Illustration by *Sarah John*

Whereas heat makes Northern types irritable, in Cairo it’s the cold and damp that gets on people’s nerves. I was at the pharmacy, one of those high-ceilinged old ones with burnished wood cabinets and flasks on the shelves, when I was drawn into an excruciating altercation. The man in front of me at the cashier was clearly a worker coming off a night shift; he looked tired, had no jacket. Over one arm he carried a clean set of clothes wrapped in plastic; one hand held a 50-pound note and the other his desired purchases: two sachets of shampoo, a packet of moist towelettes and a plastic razor, totalling around 18 Egyptian pounds ($3.30). The cashier asked for change but he didn’t have any – no-one ever does, especially cashiers.

I’ve observed this particular cashier for some time. Wry, tough, middle-aged, thick bodied, close-cropped curling grey-black hair, efficient, smart-seeming –  and of remarkably indeterminate gender. I’m not sure why I assumed that s/he was an open and strong-minded individual, but I tend to idealize Egyptians, and this time I was wrong. The worker produced no change, just stood there waiting for the situation to resolve itself, and the cashier started barking at him, mocking the paucity of his purchases and insisting he provide change, even though the 50 pounds in his hand probably represented the whole of his fortune. The man took the upbraiding, whether zen or exhausted or so accustomed to mistreatment that being gratuitously insulted in public by someone who was meant to serve him was no big deal. Without apparent anger or impatience, he simply set the merchandise on the counter in front of the cashier, made eye-contact with him/her, and turned to leave. 
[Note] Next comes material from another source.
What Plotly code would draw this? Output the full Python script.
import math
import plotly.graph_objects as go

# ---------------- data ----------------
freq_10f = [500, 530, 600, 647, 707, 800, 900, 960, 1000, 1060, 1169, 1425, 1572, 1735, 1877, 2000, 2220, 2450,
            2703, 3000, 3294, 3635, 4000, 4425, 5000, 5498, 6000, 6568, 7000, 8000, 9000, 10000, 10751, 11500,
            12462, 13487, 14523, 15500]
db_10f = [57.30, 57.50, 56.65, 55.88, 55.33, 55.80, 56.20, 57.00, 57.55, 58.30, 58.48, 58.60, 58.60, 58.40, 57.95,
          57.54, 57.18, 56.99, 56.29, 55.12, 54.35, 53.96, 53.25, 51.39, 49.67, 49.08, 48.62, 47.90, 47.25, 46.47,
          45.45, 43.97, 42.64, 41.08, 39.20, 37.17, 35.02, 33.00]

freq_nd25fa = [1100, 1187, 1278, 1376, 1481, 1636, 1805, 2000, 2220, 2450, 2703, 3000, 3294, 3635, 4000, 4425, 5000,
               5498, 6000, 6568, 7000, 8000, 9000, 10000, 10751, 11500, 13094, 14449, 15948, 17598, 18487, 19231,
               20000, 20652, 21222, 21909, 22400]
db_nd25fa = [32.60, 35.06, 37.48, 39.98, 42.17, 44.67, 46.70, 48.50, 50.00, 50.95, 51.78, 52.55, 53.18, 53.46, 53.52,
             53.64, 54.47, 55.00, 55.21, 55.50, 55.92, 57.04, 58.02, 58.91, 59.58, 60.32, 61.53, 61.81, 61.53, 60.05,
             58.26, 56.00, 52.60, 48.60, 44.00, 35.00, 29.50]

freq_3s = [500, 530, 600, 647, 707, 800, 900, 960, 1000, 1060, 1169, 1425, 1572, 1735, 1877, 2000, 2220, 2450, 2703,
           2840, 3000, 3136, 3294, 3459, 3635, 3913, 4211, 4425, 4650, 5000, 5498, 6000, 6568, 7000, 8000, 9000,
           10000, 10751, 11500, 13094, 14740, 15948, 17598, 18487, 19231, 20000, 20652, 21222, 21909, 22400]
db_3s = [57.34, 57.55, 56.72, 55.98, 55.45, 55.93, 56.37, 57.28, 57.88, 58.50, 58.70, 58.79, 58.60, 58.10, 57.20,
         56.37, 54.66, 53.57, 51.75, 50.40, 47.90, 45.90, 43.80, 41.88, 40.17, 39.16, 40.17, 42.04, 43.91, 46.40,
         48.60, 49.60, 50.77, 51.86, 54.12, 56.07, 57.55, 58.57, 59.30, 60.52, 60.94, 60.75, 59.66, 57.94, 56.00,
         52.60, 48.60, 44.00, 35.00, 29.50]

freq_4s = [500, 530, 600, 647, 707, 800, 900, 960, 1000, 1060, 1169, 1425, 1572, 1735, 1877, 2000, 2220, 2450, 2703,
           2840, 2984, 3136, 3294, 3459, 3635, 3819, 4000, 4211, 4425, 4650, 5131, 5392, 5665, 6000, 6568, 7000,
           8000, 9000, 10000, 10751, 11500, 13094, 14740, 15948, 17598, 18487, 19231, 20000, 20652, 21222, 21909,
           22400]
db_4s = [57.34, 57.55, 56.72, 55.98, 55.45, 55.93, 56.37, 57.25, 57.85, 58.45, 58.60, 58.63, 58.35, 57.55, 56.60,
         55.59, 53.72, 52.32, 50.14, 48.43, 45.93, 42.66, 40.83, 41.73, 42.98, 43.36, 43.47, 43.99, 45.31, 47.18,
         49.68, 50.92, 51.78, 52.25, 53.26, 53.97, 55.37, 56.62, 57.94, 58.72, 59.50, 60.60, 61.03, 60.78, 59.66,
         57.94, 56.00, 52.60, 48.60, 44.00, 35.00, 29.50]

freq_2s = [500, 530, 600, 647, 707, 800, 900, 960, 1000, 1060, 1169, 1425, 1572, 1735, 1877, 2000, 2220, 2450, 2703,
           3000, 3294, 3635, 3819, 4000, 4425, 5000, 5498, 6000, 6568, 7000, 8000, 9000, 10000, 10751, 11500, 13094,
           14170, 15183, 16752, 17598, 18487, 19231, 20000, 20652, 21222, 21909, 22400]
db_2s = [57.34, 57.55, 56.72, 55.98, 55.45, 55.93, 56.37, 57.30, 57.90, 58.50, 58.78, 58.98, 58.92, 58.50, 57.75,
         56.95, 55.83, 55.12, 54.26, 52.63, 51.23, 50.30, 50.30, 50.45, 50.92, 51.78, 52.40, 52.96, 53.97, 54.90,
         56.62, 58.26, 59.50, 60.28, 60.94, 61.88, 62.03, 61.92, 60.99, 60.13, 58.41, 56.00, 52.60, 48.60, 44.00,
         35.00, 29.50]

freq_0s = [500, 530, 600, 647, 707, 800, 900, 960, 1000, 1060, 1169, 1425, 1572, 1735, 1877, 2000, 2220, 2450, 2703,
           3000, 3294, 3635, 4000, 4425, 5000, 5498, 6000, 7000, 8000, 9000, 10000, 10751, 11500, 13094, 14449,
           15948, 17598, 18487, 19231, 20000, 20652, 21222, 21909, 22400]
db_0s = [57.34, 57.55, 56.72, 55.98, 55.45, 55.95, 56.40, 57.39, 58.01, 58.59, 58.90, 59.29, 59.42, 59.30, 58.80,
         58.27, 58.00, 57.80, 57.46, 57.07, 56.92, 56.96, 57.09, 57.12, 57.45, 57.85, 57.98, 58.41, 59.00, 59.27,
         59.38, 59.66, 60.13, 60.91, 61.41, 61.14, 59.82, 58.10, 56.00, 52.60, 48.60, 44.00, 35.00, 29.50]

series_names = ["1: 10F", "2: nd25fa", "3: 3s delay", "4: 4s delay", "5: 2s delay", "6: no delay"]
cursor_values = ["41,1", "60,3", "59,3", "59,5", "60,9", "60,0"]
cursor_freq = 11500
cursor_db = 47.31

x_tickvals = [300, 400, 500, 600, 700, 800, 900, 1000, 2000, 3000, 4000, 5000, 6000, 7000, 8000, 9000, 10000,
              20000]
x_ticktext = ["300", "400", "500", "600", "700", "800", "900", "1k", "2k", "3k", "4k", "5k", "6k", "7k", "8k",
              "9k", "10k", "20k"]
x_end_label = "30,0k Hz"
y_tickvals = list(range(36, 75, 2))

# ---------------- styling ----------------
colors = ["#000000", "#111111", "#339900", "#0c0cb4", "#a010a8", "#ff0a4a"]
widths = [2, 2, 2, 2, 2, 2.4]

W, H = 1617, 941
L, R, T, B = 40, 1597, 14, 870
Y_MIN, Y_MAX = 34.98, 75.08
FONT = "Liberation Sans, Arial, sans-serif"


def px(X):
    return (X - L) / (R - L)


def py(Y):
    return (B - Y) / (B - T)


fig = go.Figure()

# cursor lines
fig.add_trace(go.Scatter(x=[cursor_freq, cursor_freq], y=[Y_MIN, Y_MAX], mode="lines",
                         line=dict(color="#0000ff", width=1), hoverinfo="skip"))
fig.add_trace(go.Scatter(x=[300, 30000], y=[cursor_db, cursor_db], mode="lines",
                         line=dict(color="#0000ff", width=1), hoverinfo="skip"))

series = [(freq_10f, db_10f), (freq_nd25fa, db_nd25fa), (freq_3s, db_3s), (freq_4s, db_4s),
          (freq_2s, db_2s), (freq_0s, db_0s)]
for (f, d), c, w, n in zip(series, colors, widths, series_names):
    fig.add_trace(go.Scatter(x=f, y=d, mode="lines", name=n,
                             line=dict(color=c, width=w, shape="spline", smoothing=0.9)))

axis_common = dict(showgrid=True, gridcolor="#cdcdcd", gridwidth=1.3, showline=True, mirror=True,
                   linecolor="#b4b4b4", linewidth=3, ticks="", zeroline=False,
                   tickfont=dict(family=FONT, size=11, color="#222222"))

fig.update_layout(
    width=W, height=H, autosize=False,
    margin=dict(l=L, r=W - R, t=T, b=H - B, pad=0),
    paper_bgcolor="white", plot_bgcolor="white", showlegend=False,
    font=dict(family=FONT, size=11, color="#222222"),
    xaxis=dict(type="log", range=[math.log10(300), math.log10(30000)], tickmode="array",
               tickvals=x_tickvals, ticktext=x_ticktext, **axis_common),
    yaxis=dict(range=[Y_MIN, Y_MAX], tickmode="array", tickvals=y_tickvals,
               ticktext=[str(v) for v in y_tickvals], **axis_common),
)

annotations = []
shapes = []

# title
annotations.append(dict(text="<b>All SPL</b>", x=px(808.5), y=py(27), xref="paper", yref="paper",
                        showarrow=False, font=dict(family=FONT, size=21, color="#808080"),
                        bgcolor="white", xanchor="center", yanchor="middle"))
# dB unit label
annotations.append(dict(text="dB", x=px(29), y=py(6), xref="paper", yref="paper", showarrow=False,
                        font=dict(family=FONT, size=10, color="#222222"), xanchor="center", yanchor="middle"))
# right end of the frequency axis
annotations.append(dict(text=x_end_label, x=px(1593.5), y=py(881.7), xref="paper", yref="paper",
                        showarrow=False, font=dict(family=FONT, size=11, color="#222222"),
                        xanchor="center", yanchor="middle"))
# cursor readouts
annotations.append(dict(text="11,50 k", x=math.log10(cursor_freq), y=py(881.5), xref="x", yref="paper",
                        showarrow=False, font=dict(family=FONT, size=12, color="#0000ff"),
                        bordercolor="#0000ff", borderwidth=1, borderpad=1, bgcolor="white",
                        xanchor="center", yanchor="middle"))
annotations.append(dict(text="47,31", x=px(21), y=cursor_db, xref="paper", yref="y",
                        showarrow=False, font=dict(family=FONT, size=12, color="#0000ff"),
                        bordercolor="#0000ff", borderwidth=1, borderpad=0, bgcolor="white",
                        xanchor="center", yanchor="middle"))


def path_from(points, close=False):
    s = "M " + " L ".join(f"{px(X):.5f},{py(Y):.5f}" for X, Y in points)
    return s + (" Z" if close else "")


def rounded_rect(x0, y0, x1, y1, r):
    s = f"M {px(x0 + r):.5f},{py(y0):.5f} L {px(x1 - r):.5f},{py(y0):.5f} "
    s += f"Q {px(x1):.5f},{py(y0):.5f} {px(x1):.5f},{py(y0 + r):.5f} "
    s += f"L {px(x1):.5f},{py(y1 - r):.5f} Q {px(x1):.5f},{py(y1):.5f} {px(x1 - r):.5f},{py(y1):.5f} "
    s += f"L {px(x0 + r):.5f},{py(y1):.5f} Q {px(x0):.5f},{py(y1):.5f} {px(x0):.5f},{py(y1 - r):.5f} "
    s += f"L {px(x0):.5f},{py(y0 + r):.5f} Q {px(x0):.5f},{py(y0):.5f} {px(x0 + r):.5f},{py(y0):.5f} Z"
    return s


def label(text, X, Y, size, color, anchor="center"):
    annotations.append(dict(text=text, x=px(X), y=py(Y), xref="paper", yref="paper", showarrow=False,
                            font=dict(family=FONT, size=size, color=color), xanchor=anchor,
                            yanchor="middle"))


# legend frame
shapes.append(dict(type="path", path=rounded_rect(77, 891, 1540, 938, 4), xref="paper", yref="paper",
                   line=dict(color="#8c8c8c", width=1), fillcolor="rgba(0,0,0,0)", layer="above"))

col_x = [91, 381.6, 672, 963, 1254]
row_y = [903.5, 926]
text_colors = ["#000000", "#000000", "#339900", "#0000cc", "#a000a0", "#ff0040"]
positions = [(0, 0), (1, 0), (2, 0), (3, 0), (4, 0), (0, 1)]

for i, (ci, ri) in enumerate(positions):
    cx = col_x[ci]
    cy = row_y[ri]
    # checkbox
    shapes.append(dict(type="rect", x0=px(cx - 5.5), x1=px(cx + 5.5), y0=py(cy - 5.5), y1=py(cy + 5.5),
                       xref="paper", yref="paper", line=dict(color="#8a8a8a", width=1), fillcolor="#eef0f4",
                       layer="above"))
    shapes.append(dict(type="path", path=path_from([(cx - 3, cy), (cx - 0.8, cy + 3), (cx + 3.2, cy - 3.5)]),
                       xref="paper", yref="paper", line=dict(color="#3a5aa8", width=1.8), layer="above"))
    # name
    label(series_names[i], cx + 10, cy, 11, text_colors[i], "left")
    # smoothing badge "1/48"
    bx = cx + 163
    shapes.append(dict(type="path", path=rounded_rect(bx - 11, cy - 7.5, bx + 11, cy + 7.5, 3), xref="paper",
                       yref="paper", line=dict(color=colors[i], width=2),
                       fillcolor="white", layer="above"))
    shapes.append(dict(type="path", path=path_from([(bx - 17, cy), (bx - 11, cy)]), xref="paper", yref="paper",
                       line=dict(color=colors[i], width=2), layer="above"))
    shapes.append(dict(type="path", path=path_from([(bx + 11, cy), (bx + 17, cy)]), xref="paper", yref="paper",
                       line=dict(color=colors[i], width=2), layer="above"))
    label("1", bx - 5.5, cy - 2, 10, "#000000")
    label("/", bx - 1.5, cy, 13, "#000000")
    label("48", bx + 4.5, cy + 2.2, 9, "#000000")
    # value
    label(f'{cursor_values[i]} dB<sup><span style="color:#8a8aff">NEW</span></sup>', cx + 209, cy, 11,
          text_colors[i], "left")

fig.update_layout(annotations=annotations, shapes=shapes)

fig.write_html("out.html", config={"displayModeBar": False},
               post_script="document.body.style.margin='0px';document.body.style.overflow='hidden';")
At this point, I rallied and told the cashier to stop shouting (though s/he already had) and tried to get the man to come back. I would pay for his things, I told the cashier and by god would have whatever change I had coming to me. How dare s/he treat a customer, especially a decent working man, this way? Everyone in the pharmacy was now giving me that special look reserved for people who lose it in public. It’s part feigned apathy (since getting involved too soon might spoil the show), part horror-tinged mirth, part rapid assessment, as the tail end of this look is a flick-of-the-eye interaction with the others who are watching. How far, everyone is thinking, will this particular nut go?  
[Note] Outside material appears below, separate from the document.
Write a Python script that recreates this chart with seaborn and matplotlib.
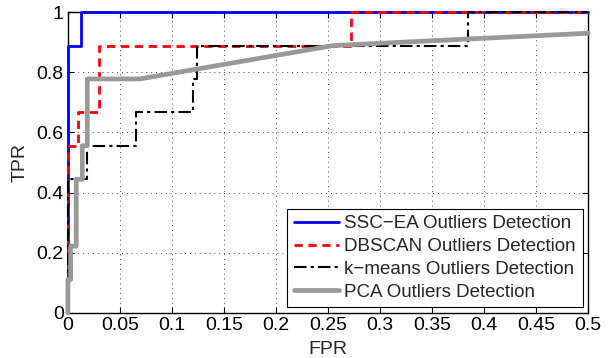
import numpy as np
import pandas as pd
import matplotlib
matplotlib.use("Agg")
import matplotlib.pyplot as plt
import seaborn as sns

# ROC curves (FPR, TPR)
ssc_fpr = [0, 0, 0.0125, 0.0125, 0.5]
ssc_tpr = [0, 0.889, 0.889, 1.0, 1.0]

dbscan_fpr = [0, 0, 0.010, 0.010, 0.030, 0.030, 0.272, 0.272, 0.5]
dbscan_tpr = [0, 0.556, 0.556, 0.667, 0.667, 0.889, 0.889, 1.0, 1.0]

kmeans_fpr = [0, 0, 0.0186, 0.0186, 0.065, 0.065, 0.120, 0.120, 0.124, 0.124, 0.385, 0.385, 0.5]
kmeans_tpr = [0, 0.444, 0.444, 0.556, 0.556, 0.667, 0.667, 0.778, 0.778, 0.889, 0.889, 1.0, 1.0]

pca_fpr = [0, 0, 0.0026, 0.0026, 0.008, 0.008, 0.0138, 0.0138, 0.0186, 0.0186, 0.069, 0.255, 0.5]
pca_tpr = [0, 0.111, 0.111, 0.222, 0.222, 0.444, 0.444, 0.556, 0.556, 0.778, 0.778, 0.889, 0.93]

labels = ["SSC\u2212EA Outliers Detection", "DBSCAN Outliers Detection",
          "k\u2212means Outliers Detection", "PCA Outliers Detection"]

sns.set_style("ticks")
plt.rcParams['font.family'] = ['Liberation Sans', 'DejaVu Sans']

fig = plt.figure(figsize=(6.12, 3.58), dpi=100)
ax = fig.add_axes([0.111, 0.126, 0.850, 0.840])

series = [
    (ssc_fpr, ssc_tpr, dict(color="#0000ff", lw=2.0, ls="-")),
    (dbscan_fpr, dbscan_tpr, dict(color="#ff0000", lw=2.0, ls=(0, (3, 2)))),
    (kmeans_fpr, kmeans_tpr, dict(color="black", lw=1.5, ls=(0, (6, 2, 1.5, 2)))),
    (pca_fpr, pca_tpr, dict(color="#999999", lw=3.4, ls="-")),
]
for (fx, ty, style), lab in zip(series, labels):
    df = pd.DataFrame({"FPR": fx, "TPR": ty})
    sns.lineplot(data=df, x="FPR", y="TPR", sort=False, estimator=None,
                 ax=ax, label=lab, clip_on=False, **style)

ax.set_xlim(0, 0.5)
ax.set_ylim(0, 1)
xt = np.round(np.arange(0, 0.501, 0.05), 2)
yt = np.round(np.arange(0, 1.01, 0.2), 1)
ax.set_xticks(xt)
ax.set_xticklabels(["0"] + [f"{v:g}" for v in xt[1:]])
ax.set_yticks(yt)
ax.set_yticklabels(["0"] + [f"{v:g}" for v in yt[1:]])
ax.tick_params(direction="in", top=True, right=True, length=4, width=0.8,
               labelsize=14, pad=3, colors="black")
ax.grid(True, ls=(0, (1, 4)), color="#444444", lw=0.7)
for s in ax.spines.values():
    s.set_visible(True)
    s.set_color("black")
    s.set_linewidth(1.0)
    s.set_zorder(1)

ax.set_xlabel("FPR", fontsize=14)
ax.xaxis.set_label_coords(0.5, -0.095)
ax.set_ylabel("TPR", fontsize=14, labelpad=6)

leg = ax.legend(loc="lower right", fontsize=13.5, frameon=True, fancybox=False,
                framealpha=1, edgecolor="black", handlelength=2.4,
                borderaxespad=0.3, borderpad=0.35, labelspacing=0.3,
                handletextpad=0.3)
leg.get_frame().set_linewidth(0.8)
leg.set_zorder(5)

fig.savefig("out.png", dpi=100)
In my broken yet elegiac Arabic I proceeded to tell whoever was listening that I’d frequented this pharmacy of late because of its beauty and old world graciousness. I see now, I told them, that it was only the décor, and that the people working here were too modern for manners and kindness. I couldn’t recall the Arabic word for ‘disappointed’ and ‘tortured’ came out instead. ‘I am very tortured,’ I told them, and I’ll be damned if I wasn’t crying. The cashier spluttered. The man paused for a moment at the door, not because of me, but because of the rain. He put his plastic bundle on his head and moved on.
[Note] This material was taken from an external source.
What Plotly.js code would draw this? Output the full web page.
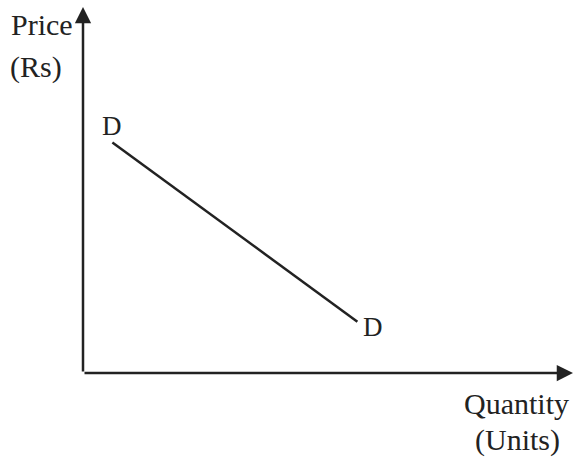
<!DOCTYPE html>
<html>
<head>
<meta charset="utf-8">
<script src="https://cdn.plot.ly/plotly-3.0.1.min.js"></script>
<style>
  html, body { margin: 0; padding: 0; background: #fff; }
  #plot { width: 575px; height: 458px; }
</style>
</head>
<body>
<div id="plot"></div>
<script>
// demand curve end points (quantity, price)
const quantity = [0.6, 5.6];
const price = [6.3, 1.4];
const curveLabels = ['D', 'D'];

const ink = '#222';
const serif = 'Liberation Serif, Times New Roman, serif';

const demand = {
    x: quantity,
    y: price,
    mode: 'lines',
    line: { color: ink, width: 2.5 },
    hoverinfo: 'skip',
    showlegend: false
};

function label(x, y, text, size) {
    return { xref: 'paper', yref: 'paper', x: x, y: y, text: text, showarrow: false,
             xanchor: 'center', yanchor: 'middle',
             font: { family: serif, size: size, color: ink } };
}

const annotations = [
    // axes with arrow heads
    { x: 0, y: 10, ax: 0, ay: 0, xref: 'x', yref: 'y', axref: 'x', ayref: 'y',
      showarrow: true, arrowhead: 2, arrowsize: 1.3, arrowwidth: 2.5, arrowcolor: ink, standoff: 0, text: '' },
    { x: 10, y: 0, ax: 0, ay: 0, xref: 'x', yref: 'y', axref: 'x', ayref: 'y',
      showarrow: true, arrowhead: 2, arrowsize: 1.3, arrowwidth: 2.5, arrowcolor: ink, standoff: 0, text: '' },
    // curve labels
    { x: quantity[0], y: price[0], text: curveLabels[0], showarrow: false, yshift: 16, xshift: 0,
      xanchor: 'center', yanchor: 'middle', font: { family: serif, size: 27, color: ink } },
    { x: quantity[1], y: price[1], text: curveLabels[1], showarrow: false, xshift: 16, yshift: -5,
      xanchor: 'center', yanchor: 'middle', font: { family: serif, size: 27, color: ink } },
    // axis titles
    label(-0.084, 0.951, 'Price', 30),
    label(-0.096, 0.836, '(Rs)', 30),
    label(0.884, -0.082, 'Quantity', 30),
    label(0.886, -0.183, '(Units)', 30)
];

const layout = {
    width: 575,
    height: 458,
    margin: { l: 83, r: 2, t: 7, b: 85 },
    paper_bgcolor: '#fff',
    plot_bgcolor: '#fff',
    xaxis: { range: [0, 10], visible: false, fixedrange: true },
    yaxis: { range: [0, 10], visible: false, fixedrange: true },
    annotations: annotations,
    showlegend: false
};

Plotly.newPlot('plot', [demand], layout, { displayModeBar: false, staticPlot: true });
</script>
</body>
</html>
Following his example, I placed my unpurchased merchandise on the counter and loped confusedly out after him, thinking there must be something I could or should have done. He probably turned somewhere because I lost him, but the look he gave the cashier as he handed back his things stayed with me. I think it was humility; a compliance born more of pity than rancour, reflecting not weakness but clarity, a look so rare it nearly defies definition. But I tend to idealize Egyptians and, again, I may be wrong.

Maria Golia also writes for The Middle East, reviews for the Times Literary Supplement and is the author of the non-fiction Cairo, City of Sand (Reaktion Books, 2004).